[Written exercise] Spot every line with the word "drawn" and return it.
◆ ◆ ◆ ◆
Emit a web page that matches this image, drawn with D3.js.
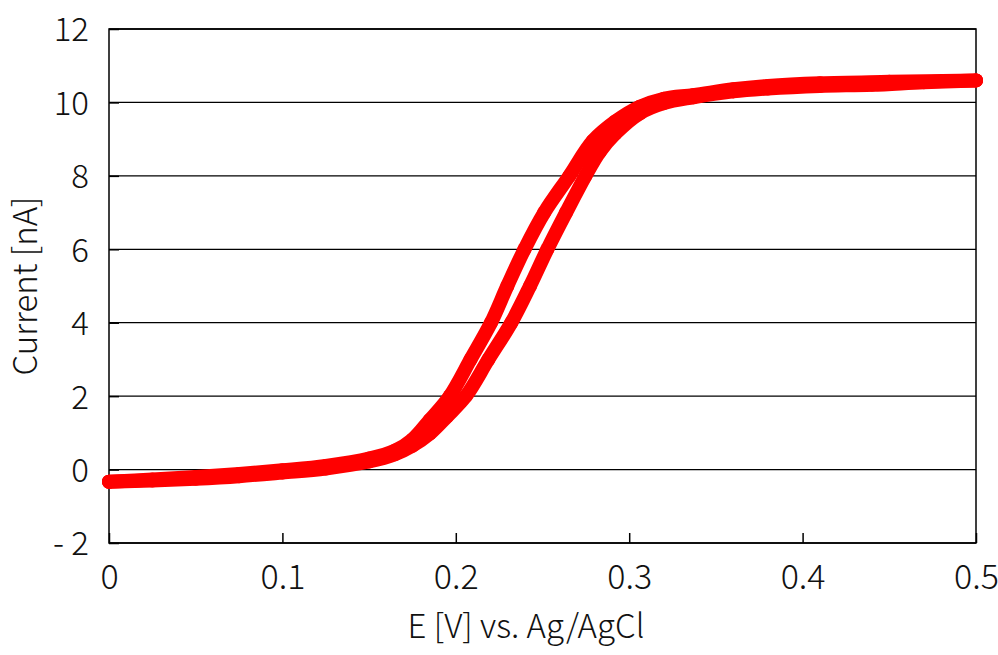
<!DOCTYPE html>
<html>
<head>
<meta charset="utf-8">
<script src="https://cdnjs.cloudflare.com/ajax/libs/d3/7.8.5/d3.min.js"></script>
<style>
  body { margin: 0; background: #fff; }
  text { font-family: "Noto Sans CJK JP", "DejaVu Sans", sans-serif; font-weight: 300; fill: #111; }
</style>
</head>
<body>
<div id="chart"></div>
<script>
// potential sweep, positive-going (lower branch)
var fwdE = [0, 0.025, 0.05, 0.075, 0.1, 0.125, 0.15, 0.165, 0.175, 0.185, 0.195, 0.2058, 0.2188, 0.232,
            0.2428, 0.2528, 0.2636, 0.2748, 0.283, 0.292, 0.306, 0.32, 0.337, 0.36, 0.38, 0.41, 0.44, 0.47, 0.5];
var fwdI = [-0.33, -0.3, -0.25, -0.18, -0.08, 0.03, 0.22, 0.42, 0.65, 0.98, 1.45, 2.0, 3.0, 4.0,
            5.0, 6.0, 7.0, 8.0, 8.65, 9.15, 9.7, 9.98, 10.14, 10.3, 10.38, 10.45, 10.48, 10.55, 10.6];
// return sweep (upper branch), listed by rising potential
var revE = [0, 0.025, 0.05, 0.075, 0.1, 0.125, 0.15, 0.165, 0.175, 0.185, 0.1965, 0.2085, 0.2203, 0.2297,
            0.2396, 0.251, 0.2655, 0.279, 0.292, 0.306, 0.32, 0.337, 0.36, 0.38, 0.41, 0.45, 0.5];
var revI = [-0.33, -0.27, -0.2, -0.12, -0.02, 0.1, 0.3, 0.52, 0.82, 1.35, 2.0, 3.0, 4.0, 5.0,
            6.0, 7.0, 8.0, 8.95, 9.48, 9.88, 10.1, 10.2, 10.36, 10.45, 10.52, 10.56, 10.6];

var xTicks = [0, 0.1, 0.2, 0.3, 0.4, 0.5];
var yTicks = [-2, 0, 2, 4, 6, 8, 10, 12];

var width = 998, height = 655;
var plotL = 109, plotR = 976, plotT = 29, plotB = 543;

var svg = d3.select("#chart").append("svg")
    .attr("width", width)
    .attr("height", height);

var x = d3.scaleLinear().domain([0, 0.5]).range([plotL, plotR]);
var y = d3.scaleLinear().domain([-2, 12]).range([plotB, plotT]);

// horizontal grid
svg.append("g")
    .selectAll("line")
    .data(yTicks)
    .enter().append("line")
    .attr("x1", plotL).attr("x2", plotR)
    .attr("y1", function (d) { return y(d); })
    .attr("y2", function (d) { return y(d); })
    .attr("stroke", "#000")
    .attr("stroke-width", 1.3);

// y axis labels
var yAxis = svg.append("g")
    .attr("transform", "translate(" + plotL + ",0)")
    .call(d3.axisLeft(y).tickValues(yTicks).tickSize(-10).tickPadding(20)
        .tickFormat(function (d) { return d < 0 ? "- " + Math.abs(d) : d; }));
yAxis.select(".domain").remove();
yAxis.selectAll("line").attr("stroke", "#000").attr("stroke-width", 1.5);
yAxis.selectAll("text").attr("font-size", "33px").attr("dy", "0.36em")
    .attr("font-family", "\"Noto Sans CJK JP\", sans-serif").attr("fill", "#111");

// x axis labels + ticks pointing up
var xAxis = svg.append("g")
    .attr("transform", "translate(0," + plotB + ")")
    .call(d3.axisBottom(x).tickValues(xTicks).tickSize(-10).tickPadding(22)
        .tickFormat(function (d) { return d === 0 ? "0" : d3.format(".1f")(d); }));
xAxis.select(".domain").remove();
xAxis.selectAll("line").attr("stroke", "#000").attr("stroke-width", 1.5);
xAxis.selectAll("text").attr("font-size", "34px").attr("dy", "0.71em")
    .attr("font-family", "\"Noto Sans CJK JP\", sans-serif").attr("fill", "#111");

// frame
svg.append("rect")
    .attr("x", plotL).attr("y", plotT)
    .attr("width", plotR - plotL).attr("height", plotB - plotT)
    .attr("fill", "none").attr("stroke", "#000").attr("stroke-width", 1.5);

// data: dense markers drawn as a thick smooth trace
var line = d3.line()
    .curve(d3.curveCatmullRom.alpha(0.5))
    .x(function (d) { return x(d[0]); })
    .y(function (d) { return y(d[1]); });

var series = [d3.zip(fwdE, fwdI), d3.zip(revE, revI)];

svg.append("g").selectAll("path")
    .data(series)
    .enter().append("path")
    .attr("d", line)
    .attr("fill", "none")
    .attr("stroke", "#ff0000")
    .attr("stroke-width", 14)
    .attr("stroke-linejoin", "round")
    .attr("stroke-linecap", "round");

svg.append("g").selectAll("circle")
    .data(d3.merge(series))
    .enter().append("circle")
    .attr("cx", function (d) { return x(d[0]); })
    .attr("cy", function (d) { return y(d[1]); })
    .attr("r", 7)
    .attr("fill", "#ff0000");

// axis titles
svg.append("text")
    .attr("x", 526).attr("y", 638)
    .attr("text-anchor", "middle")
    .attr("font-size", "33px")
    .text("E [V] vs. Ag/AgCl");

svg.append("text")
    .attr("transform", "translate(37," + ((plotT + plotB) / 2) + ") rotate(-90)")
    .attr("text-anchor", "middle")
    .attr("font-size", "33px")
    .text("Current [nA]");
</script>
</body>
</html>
◆ ◆ ◆ ◆
[Solution to this problem]
Emit a web page that matches this image, drawn with D3.js.
// data: dense markers drawn as a thick smooth trace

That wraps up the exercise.